Written task
Gather up the lines that contain "this".

Data to use
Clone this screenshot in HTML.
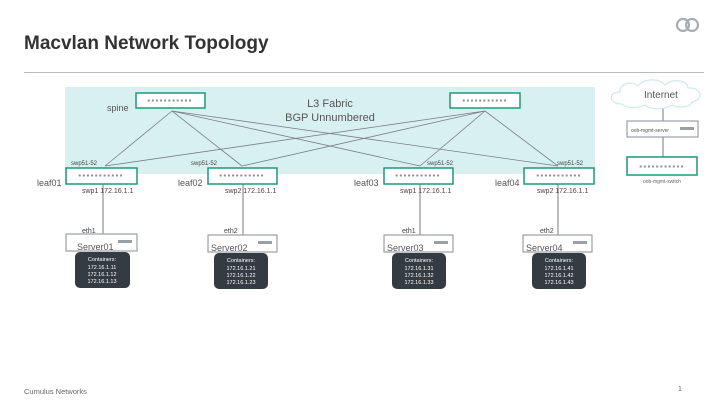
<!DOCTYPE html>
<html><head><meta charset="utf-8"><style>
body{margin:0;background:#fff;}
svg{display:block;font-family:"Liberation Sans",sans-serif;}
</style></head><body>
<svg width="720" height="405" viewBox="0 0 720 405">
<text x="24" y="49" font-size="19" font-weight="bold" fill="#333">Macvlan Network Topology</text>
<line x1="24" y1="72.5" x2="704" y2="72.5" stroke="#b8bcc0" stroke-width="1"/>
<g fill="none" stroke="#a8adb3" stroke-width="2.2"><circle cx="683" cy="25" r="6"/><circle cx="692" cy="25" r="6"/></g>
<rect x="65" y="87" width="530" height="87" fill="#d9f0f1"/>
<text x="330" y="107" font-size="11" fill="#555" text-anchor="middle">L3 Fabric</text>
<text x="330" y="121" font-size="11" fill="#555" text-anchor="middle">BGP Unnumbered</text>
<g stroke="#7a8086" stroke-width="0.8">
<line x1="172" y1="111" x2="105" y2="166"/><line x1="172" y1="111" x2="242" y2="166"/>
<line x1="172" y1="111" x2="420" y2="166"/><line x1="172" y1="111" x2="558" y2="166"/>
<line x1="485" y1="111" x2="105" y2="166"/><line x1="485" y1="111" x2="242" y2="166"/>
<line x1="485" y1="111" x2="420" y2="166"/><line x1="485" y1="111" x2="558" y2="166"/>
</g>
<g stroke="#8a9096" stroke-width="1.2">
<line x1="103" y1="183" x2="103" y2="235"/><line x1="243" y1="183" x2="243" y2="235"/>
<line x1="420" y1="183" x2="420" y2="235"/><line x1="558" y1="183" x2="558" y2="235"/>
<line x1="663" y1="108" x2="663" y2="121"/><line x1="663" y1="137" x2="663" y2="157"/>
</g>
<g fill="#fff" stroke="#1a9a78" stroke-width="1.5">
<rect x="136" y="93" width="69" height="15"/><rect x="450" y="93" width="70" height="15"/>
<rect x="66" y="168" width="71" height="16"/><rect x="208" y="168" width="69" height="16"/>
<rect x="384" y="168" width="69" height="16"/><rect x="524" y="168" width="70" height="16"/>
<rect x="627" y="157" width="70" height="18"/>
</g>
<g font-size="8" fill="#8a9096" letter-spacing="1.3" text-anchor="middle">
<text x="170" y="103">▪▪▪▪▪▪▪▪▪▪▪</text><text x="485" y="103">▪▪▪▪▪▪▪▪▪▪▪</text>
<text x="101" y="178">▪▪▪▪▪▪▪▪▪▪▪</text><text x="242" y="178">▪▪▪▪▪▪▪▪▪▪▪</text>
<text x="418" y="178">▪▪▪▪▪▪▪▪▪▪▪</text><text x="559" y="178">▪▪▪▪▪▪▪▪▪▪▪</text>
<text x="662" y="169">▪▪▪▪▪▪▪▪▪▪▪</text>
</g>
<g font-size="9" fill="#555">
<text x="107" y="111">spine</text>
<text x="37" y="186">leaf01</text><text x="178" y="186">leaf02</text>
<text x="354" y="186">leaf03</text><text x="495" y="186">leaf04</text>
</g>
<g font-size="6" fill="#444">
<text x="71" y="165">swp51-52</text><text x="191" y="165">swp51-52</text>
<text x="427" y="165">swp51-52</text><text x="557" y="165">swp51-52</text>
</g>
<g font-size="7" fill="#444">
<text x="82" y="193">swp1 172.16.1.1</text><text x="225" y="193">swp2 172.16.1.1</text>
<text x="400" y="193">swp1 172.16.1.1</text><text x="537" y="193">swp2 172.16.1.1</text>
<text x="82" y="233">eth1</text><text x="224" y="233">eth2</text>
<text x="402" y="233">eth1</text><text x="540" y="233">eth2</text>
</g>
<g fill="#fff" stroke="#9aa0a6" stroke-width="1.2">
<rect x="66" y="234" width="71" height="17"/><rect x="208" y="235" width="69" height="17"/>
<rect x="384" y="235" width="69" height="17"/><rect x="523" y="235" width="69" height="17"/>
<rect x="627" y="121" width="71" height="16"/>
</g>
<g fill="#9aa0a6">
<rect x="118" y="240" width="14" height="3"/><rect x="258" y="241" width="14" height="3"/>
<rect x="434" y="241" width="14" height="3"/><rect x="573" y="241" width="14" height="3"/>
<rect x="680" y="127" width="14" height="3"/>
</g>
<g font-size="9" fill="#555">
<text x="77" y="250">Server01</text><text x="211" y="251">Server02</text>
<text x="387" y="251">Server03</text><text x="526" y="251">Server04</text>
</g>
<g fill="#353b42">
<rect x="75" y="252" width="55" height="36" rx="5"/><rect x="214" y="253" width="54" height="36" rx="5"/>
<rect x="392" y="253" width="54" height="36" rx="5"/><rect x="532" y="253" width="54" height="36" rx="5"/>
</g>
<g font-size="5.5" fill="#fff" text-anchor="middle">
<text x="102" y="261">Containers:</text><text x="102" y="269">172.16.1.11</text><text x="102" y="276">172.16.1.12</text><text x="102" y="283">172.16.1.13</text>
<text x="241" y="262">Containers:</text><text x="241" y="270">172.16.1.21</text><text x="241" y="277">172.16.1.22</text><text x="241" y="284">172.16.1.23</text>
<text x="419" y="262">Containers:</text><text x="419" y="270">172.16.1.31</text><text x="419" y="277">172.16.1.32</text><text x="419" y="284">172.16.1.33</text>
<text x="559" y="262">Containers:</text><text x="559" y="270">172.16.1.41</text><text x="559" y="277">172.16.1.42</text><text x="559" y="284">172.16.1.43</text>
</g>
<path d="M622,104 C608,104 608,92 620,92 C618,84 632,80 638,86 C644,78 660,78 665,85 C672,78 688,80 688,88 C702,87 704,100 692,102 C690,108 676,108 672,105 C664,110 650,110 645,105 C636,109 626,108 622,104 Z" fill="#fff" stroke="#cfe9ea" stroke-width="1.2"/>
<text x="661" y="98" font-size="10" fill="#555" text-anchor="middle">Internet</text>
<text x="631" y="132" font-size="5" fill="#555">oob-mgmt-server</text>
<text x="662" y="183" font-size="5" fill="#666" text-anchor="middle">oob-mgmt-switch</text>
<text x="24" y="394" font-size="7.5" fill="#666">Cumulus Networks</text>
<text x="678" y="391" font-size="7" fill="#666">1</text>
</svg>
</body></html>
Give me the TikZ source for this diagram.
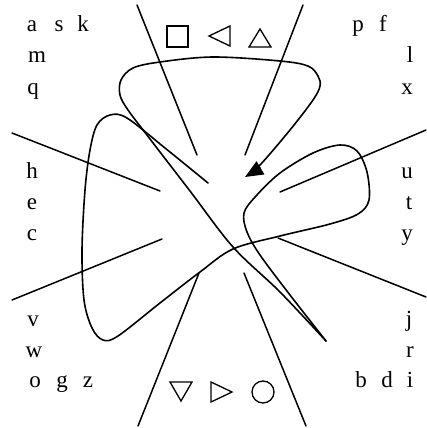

The output
Clone this screenshot in HTML.
Give me the TikZ source for this diagram.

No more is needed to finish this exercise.